# Start of DATA PROVIDED

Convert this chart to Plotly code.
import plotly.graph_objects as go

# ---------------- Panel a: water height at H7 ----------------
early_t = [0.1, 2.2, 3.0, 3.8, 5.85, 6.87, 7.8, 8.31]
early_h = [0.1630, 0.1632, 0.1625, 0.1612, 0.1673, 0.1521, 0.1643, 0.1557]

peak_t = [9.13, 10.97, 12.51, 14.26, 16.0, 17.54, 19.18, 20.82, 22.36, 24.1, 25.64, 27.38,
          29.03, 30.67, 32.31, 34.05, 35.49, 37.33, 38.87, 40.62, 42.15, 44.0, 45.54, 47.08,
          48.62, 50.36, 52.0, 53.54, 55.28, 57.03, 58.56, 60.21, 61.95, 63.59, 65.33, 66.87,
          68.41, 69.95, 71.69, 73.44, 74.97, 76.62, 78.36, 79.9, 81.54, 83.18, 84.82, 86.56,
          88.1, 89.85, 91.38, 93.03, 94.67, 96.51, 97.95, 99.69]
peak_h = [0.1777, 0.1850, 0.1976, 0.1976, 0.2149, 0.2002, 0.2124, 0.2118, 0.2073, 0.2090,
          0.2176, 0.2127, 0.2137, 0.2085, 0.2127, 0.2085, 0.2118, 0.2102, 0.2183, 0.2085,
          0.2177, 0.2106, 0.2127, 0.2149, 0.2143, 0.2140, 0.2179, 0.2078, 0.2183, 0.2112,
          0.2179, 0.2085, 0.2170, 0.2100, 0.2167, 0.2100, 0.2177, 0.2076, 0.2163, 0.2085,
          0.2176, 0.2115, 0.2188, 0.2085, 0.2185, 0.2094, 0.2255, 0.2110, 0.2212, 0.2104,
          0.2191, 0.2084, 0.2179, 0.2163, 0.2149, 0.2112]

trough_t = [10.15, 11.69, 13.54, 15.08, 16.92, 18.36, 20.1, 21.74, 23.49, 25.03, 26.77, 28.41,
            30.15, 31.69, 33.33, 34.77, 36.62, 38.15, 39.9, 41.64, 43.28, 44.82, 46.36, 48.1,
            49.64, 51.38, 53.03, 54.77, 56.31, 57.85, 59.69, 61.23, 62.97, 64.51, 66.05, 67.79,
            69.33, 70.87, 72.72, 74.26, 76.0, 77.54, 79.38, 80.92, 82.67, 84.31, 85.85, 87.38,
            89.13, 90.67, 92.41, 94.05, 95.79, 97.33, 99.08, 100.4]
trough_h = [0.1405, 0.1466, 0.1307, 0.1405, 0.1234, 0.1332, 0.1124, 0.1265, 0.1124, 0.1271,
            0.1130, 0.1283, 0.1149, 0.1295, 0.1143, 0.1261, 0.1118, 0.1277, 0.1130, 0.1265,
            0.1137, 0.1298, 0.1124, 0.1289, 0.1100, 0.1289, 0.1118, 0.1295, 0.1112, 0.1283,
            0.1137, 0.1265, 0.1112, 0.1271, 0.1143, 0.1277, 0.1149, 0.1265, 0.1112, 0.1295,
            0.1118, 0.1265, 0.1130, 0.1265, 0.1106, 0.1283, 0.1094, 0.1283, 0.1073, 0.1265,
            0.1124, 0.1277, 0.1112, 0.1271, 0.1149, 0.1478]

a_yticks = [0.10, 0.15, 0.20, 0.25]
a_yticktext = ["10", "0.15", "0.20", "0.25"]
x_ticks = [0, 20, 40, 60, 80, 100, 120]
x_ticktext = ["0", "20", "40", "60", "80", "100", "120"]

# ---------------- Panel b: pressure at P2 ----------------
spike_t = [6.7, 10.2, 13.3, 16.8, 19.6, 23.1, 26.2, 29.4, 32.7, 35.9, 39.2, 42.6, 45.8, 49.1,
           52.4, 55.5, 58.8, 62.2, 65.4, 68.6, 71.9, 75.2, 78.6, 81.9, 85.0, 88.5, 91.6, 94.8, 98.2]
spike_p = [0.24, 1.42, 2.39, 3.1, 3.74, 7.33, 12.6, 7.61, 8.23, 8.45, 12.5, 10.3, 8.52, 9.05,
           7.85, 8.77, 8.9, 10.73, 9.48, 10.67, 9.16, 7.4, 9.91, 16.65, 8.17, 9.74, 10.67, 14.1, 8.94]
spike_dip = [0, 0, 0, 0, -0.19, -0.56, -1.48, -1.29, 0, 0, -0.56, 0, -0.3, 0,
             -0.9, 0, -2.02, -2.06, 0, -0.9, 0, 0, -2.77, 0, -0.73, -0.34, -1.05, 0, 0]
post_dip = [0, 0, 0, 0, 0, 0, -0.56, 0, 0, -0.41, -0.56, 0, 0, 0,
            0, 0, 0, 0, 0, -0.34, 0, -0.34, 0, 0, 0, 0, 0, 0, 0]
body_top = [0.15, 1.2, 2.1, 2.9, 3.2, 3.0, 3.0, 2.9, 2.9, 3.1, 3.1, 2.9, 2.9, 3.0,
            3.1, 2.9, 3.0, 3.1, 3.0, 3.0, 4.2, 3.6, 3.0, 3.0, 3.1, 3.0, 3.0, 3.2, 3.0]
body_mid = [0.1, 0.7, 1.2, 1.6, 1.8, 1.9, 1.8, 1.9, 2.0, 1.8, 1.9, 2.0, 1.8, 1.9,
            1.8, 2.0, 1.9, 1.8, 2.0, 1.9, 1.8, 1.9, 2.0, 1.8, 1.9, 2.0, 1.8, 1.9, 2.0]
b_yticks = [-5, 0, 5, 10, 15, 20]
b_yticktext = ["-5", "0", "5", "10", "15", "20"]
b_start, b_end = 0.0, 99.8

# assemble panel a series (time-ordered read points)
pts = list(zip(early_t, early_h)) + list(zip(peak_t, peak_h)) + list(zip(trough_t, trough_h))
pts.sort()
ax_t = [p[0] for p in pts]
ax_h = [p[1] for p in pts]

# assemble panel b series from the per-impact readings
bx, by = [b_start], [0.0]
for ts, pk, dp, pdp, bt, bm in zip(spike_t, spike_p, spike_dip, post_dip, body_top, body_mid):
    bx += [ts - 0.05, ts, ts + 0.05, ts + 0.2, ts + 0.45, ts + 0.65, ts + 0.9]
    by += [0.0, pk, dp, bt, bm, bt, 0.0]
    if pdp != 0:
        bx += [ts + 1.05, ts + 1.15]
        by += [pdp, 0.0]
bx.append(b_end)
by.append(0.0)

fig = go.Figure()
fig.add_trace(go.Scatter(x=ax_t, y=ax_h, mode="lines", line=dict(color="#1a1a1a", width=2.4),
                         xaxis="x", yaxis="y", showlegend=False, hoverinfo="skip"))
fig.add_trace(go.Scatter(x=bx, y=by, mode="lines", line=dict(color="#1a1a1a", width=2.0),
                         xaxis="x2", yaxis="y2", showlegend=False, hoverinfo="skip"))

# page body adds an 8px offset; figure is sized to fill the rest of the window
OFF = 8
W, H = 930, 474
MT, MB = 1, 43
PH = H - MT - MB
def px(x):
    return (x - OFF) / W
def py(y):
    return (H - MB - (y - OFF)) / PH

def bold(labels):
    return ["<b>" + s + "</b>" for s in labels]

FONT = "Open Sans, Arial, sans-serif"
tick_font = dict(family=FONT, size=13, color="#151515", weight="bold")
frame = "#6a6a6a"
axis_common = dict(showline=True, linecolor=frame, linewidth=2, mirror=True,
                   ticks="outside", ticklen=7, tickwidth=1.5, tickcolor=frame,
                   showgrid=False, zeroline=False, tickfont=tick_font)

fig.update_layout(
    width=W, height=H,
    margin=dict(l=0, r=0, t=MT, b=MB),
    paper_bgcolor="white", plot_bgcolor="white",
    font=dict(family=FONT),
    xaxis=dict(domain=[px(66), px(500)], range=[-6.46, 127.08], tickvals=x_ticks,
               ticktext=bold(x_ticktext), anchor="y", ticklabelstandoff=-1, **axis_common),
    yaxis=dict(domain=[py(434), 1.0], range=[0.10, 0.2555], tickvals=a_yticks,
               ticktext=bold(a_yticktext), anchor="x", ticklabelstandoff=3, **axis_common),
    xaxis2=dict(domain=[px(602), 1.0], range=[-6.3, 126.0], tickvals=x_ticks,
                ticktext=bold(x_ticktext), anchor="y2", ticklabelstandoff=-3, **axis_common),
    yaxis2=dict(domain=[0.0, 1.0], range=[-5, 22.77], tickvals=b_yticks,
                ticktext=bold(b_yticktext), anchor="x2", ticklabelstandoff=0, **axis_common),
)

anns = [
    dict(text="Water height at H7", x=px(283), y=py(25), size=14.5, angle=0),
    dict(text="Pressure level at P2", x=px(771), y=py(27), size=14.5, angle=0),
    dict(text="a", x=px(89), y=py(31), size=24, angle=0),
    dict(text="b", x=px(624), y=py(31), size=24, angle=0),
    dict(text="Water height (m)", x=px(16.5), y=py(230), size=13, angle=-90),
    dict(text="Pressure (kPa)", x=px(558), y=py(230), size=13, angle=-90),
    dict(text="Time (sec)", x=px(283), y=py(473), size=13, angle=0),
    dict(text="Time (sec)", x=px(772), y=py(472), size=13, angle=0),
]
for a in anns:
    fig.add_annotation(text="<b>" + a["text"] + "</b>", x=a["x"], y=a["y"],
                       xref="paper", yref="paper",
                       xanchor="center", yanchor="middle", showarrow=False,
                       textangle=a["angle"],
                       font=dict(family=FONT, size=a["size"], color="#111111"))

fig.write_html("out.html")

# End of DATA PROVIDED
# Start of DATA PROVIDED

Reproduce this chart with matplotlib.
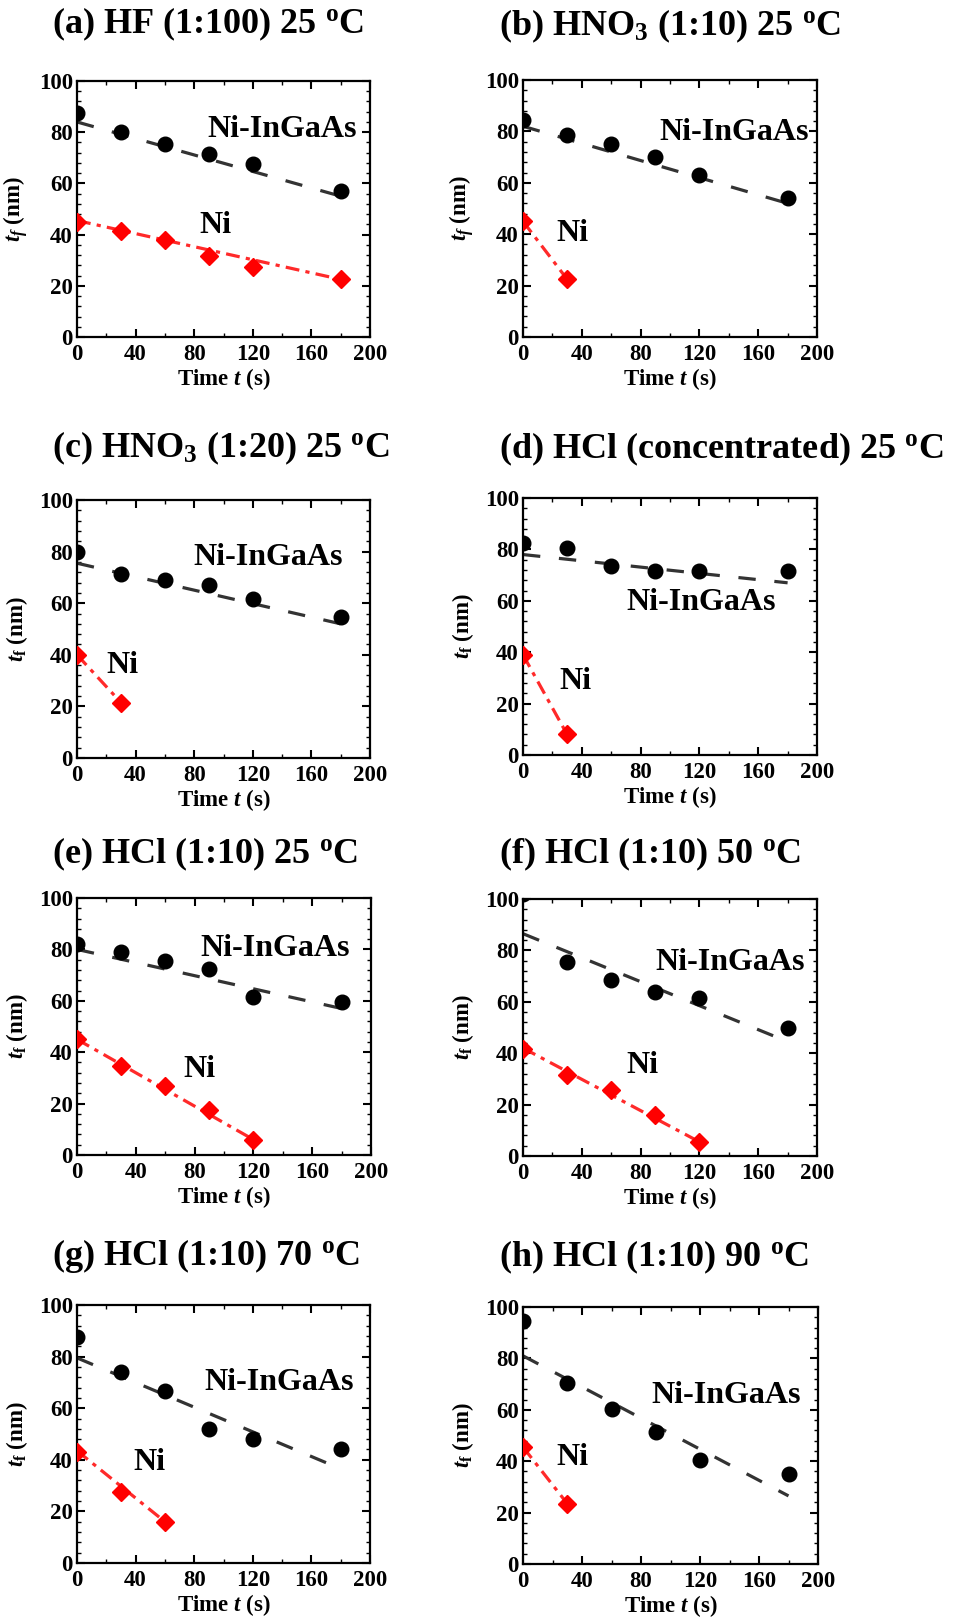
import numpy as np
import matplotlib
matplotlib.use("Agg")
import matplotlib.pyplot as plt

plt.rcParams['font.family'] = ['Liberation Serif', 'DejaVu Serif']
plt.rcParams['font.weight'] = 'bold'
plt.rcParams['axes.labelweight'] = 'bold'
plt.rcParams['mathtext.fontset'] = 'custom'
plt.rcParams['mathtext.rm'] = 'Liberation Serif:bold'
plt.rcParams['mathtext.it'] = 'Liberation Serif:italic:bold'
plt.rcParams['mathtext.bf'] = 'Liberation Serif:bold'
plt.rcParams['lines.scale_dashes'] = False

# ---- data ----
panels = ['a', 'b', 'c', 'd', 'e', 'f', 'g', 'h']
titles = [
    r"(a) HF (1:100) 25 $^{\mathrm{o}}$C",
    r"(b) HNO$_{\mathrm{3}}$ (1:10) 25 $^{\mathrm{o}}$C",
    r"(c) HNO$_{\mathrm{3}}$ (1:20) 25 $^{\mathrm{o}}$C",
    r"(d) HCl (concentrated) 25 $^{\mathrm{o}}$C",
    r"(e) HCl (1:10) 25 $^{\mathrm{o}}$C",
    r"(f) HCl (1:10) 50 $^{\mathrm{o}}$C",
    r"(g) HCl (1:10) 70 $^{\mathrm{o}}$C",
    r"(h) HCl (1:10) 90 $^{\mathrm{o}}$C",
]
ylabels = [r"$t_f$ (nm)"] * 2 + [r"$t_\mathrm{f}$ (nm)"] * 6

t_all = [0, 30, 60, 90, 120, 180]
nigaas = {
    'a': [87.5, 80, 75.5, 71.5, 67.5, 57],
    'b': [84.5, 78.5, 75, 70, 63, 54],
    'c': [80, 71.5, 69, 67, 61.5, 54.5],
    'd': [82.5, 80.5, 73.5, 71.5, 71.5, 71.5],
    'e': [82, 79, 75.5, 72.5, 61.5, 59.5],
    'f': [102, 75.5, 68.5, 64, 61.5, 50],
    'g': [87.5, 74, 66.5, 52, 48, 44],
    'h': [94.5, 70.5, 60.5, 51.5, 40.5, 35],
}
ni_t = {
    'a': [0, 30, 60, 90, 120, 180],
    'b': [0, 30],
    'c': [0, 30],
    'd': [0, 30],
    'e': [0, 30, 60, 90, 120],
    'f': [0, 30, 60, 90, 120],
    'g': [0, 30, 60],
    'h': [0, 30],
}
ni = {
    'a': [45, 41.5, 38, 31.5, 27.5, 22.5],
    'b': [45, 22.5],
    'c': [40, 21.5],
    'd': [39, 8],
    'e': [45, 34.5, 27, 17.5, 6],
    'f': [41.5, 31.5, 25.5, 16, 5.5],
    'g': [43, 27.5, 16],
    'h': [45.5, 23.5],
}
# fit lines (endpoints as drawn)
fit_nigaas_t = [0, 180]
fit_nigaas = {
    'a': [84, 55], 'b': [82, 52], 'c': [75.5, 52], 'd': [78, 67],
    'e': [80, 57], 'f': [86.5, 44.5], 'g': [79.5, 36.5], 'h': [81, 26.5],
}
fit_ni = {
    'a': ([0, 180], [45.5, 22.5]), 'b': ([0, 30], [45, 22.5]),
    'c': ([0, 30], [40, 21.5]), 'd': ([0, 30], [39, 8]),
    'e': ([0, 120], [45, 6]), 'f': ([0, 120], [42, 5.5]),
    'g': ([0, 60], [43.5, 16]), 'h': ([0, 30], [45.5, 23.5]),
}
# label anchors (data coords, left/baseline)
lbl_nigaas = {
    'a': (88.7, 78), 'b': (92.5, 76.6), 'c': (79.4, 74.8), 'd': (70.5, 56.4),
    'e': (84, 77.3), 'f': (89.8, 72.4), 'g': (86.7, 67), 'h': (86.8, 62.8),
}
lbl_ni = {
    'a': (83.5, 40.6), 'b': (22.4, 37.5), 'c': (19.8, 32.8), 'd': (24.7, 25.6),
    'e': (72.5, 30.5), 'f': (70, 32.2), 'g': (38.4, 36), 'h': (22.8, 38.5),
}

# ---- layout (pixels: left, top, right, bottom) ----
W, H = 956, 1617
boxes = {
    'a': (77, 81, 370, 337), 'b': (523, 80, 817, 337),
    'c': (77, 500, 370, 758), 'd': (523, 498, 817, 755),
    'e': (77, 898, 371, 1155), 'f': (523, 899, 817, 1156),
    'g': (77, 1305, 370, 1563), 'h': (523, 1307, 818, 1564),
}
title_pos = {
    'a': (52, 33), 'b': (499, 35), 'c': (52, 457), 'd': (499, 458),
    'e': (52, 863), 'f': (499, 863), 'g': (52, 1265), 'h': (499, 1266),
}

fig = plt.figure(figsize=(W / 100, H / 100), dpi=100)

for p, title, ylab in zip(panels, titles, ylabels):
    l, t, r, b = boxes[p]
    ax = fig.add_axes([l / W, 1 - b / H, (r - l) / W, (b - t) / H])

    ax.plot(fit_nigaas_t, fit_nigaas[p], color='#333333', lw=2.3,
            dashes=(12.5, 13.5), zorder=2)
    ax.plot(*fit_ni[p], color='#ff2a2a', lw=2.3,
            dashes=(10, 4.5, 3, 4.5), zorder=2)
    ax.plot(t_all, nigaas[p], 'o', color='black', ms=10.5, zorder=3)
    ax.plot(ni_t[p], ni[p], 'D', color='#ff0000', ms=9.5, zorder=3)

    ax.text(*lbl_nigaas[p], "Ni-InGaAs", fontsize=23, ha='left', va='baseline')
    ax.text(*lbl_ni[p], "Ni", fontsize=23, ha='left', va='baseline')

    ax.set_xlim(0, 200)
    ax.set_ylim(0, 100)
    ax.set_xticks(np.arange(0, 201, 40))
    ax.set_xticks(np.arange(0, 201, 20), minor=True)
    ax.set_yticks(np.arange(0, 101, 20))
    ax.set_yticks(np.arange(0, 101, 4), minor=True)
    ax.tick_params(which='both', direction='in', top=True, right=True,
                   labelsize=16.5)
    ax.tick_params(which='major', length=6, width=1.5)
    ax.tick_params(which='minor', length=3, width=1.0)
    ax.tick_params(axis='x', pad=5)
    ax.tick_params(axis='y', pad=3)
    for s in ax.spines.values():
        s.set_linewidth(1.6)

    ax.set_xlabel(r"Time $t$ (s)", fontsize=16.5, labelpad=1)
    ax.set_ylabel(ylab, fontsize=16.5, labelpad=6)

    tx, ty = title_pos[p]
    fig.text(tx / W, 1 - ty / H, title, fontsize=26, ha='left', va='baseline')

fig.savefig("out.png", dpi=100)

# End of DATA PROVIDED

▶ **EXERCISE AIM**:
Quote the lines above exactly, starting with the one that has "Reproduce this chart with matplotlib." and ending with the one that has "import matplotlib.pyplot as plt"; drop the pictures and include nothing else.

▶ **ANSWER TO THE EXERCISE**:
Reproduce this chart with matplotlib.
import numpy as np
import matplotlib
matplotlib.use("Agg")
import matplotlib.pyplot as plt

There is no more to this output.